(Collection entries)
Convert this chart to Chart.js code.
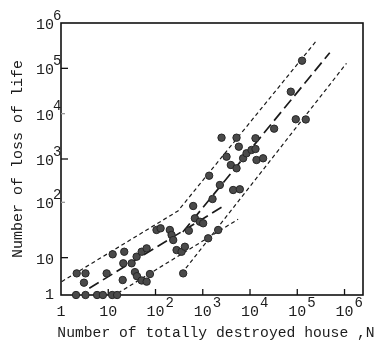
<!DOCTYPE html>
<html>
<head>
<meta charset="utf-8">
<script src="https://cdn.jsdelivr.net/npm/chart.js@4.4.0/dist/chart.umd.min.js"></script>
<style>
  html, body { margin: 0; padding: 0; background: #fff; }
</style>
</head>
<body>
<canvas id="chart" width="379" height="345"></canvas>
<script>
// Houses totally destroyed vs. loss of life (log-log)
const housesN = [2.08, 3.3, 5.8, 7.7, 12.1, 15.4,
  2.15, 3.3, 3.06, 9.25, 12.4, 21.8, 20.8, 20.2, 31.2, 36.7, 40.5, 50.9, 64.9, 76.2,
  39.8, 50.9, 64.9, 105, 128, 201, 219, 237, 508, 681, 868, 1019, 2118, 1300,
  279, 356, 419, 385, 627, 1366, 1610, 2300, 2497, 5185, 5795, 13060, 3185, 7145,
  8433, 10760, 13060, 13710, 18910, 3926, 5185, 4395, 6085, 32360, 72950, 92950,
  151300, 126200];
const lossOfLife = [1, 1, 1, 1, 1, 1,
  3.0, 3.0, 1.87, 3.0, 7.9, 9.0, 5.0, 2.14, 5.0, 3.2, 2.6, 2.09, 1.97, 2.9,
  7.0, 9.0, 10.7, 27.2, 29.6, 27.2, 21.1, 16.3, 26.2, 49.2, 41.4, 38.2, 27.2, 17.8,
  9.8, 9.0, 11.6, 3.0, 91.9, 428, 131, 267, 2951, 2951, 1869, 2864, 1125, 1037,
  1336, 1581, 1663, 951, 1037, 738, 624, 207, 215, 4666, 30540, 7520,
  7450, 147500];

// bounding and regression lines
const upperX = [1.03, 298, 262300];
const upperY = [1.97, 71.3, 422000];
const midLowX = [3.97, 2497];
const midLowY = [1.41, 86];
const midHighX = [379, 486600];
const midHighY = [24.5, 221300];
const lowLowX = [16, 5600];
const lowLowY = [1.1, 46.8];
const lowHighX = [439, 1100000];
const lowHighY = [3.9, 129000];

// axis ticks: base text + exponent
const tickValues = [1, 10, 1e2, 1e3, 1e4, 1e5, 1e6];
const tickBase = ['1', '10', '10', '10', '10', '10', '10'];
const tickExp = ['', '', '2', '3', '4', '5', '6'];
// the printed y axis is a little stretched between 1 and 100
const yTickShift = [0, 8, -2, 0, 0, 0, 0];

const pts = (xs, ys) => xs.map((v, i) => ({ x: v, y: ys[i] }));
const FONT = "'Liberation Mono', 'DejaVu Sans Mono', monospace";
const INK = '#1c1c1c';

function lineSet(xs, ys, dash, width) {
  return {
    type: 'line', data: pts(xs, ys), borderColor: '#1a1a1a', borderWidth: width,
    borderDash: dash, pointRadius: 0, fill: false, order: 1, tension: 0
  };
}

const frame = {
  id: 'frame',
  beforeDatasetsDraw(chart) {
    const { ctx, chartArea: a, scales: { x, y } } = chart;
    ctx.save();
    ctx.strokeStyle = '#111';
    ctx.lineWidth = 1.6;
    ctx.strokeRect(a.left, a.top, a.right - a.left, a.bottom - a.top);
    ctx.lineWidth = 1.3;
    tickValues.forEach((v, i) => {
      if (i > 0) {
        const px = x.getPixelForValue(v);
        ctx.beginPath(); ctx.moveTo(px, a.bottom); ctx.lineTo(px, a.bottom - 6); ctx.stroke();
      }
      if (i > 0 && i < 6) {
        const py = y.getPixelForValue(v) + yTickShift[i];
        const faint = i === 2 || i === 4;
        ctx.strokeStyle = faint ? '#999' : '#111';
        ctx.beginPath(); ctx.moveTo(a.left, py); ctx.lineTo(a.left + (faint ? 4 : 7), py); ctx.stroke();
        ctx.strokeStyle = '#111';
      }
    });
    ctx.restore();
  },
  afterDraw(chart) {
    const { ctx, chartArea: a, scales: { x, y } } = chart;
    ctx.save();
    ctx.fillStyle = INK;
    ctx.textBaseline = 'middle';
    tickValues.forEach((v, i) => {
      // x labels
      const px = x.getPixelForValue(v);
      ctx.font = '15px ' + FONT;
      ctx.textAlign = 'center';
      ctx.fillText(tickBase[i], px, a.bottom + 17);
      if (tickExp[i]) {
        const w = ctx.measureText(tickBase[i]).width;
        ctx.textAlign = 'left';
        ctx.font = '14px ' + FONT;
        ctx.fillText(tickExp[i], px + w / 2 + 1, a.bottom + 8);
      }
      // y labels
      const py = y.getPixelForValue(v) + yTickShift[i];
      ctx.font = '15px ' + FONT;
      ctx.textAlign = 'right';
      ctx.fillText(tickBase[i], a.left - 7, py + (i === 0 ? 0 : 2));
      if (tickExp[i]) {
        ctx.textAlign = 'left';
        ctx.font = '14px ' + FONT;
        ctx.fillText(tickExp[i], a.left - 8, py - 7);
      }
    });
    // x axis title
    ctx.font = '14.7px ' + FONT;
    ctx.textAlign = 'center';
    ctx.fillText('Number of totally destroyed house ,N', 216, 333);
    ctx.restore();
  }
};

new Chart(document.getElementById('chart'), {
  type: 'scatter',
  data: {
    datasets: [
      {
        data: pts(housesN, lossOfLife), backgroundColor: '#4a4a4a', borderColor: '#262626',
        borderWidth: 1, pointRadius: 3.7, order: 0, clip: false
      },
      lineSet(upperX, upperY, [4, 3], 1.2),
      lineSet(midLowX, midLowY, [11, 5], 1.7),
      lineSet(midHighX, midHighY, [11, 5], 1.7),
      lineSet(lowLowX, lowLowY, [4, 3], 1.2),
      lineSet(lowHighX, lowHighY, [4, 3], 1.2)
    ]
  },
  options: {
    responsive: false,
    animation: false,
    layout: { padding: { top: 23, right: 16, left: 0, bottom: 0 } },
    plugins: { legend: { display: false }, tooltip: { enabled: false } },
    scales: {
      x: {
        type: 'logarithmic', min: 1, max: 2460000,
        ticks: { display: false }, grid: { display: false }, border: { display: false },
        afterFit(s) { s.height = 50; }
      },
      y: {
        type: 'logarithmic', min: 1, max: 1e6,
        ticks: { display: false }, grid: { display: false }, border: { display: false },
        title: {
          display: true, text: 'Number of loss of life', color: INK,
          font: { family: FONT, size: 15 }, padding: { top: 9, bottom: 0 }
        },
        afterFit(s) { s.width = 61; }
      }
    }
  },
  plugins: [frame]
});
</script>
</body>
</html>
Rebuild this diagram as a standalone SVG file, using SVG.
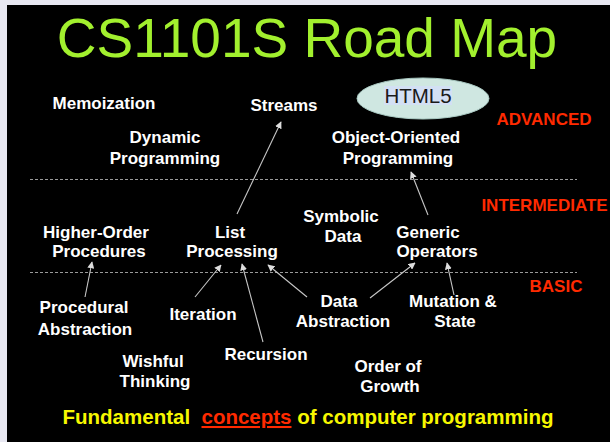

● **Stated goal**: Excluding the pictures, reproduce every entry exactly as given.

● **Problem solution**:
Convert this chart to Chart.js code.
<!DOCTYPE html>
<html>
<head>
<meta charset="utf-8">
<script src="https://cdn.jsdelivr.net/npm/chart.js@4.4.0/dist/chart.umd.min.js"></script>
<style>
  html, body { margin: 0; padding: 0; background: #fff; }
</style>
</head>
<body>
<canvas id="chart" width="379" height="345"></canvas>
<script>
// Houses totally destroyed vs. loss of life (log-log)
const housesN = [2.08, 3.3, 5.8, 7.7, 12.1, 15.4,
  2.15, 3.3, 3.06, 9.25, 12.4, 21.8, 20.8, 20.2, 31.2, 36.7, 40.5, 50.9, 64.9, 76.2,
  39.8, 50.9, 64.9, 105, 128, 201, 219, 237, 508, 681, 868, 1019, 2118, 1300,
  279, 356, 419, 385, 627, 1366, 1610, 2300, 2497, 5185, 5795, 13060, 3185, 7145,
  8433, 10760, 13060, 13710, 18910, 3926, 5185, 4395, 6085, 32360, 72950, 92950,
  151300, 126200];
const lossOfLife = [1, 1, 1, 1, 1, 1,
  3.0, 3.0, 1.87, 3.0, 7.9, 9.0, 5.0, 2.14, 5.0, 3.2, 2.6, 2.09, 1.97, 2.9,
  7.0, 9.0, 10.7, 27.2, 29.6, 27.2, 21.1, 16.3, 26.2, 49.2, 41.4, 38.2, 27.2, 17.8,
  9.8, 9.0, 11.6, 3.0, 91.9, 428, 131, 267, 2951, 2951, 1869, 2864, 1125, 1037,
  1336, 1581, 1663, 951, 1037, 738, 624, 207, 215, 4666, 30540, 7520,
  7450, 147500];

// bounding and regression lines
const upperX = [1.03, 298, 262300];
const upperY = [1.97, 71.3, 422000];
const midLowX = [3.97, 2497];
const midLowY = [1.41, 86];
const midHighX = [379, 486600];
const midHighY = [24.5, 221300];
const lowLowX = [16, 5600];
const lowLowY = [1.1, 46.8];
const lowHighX = [439, 1100000];
const lowHighY = [3.9, 129000];

// axis ticks: base text + exponent
const tickValues = [1, 10, 1e2, 1e3, 1e4, 1e5, 1e6];
const tickBase = ['1', '10', '10', '10', '10', '10', '10'];
const tickExp = ['', '', '2', '3', '4', '5', '6'];
// the printed y axis is a little stretched between 1 and 100
const yTickShift = [0, 8, -2, 0, 0, 0, 0];

const pts = (xs, ys) => xs.map((v, i) => ({ x: v, y: ys[i] }));
const FONT = "'Liberation Mono', 'DejaVu Sans Mono', monospace";
const INK = '#1c1c1c';

function lineSet(xs, ys, dash, width) {
  return {
    type: 'line', data: pts(xs, ys), borderColor: '#1a1a1a', borderWidth: width,
    borderDash: dash, pointRadius: 0, fill: false, order: 1, tension: 0
  };
}

const frame = {
  id: 'frame',
  beforeDatasetsDraw(chart) {
    const { ctx, chartArea: a, scales: { x, y } } = chart;
    ctx.save();
    ctx.strokeStyle = '#111';
    ctx.lineWidth = 1.6;
    ctx.strokeRect(a.left, a.top, a.right - a.left, a.bottom - a.top);
    ctx.lineWidth = 1.3;
    tickValues.forEach((v, i) => {
      if (i > 0) {
        const px = x.getPixelForValue(v);
        ctx.beginPath(); ctx.moveTo(px, a.bottom); ctx.lineTo(px, a.bottom - 6); ctx.stroke();
      }
      if (i > 0 && i < 6) {
        const py = y.getPixelForValue(v) + yTickShift[i];
        const faint = i === 2 || i === 4;
        ctx.strokeStyle = faint ? '#999' : '#111';
        ctx.beginPath(); ctx.moveTo(a.left, py); ctx.lineTo(a.left + (faint ? 4 : 7), py); ctx.stroke();
        ctx.strokeStyle = '#111';
      }
    });
    ctx.restore();
  },
  afterDraw(chart) {
    const { ctx, chartArea: a, scales: { x, y } } = chart;
    ctx.save();
    ctx.fillStyle = INK;
    ctx.textBaseline = 'middle';
    tickValues.forEach((v, i) => {
      // x labels
      const px = x.getPixelForValue(v);
      ctx.font = '15px ' + FONT;
      ctx.textAlign = 'center';
      ctx.fillText(tickBase[i], px, a.bottom + 17);
      if (tickExp[i]) {
        const w = ctx.measureText(tickBase[i]).width;
        ctx.textAlign = 'left';
        ctx.font = '14px ' + FONT;
        ctx.fillText(tickExp[i], px + w / 2 + 1, a.bottom + 8);
      }
      // y labels
      const py = y.getPixelForValue(v) + yTickShift[i];
      ctx.font = '15px ' + FONT;
      ctx.textAlign = 'right';
      ctx.fillText(tickBase[i], a.left - 7, py + (i === 0 ? 0 : 2));
      if (tickExp[i]) {
        ctx.textAlign = 'left';
        ctx.font = '14px ' + FONT;
        ctx.fillText(tickExp[i], a.left - 8, py - 7);
      }
    });
    // x axis title
    ctx.font = '14.7px ' + FONT;
    ctx.textAlign = 'center';
    ctx.fillText('Number of totally destroyed house ,N', 216, 333);
    ctx.restore();
  }
};

new Chart(document.getElementById('chart'), {
  type: 'scatter',
  data: {
    datasets: [
      {
        data: pts(housesN, lossOfLife), backgroundColor: '#4a4a4a', borderColor: '#262626',
        borderWidth: 1, pointRadius: 3.7, order: 0, clip: false
      },
      lineSet(upperX, upperY, [4, 3], 1.2),
      lineSet(midLowX, midLowY, [11, 5], 1.7),
      lineSet(midHighX, midHighY, [11, 5], 1.7),
      lineSet(lowLowX, lowLowY, [4, 3], 1.2),
      lineSet(lowHighX, lowHighY, [4, 3], 1.2)
    ]
  },
  options: {
    responsive: false,
    animation: false,
    layout: { padding: { top: 23, right: 16, left: 0, bottom: 0 } },
    plugins: { legend: { display: false }, tooltip: { enabled: false } },
    scales: {
      x: {
        type: 'logarithmic', min: 1, max: 2460000,
        ticks: { display: false }, grid: { display: false }, border: { display: false },
        afterFit(s) { s.height = 50; }
      },
      y: {
        type: 'logarithmic', min: 1, max: 1e6,
        ticks: { display: false }, grid: { display: false }, border: { display: false },
        title: {
          display: true, text: 'Number of loss of life', color: INK,
          font: { family: FONT, size: 15 }, padding: { top: 9, bottom: 0 }
        },
        afterFit(s) { s.width = 61; }
      }
    }
  },
  plugins: [frame]
});
</script>
</body>
</html>
Rebuild this diagram as a standalone SVG file, using SVG.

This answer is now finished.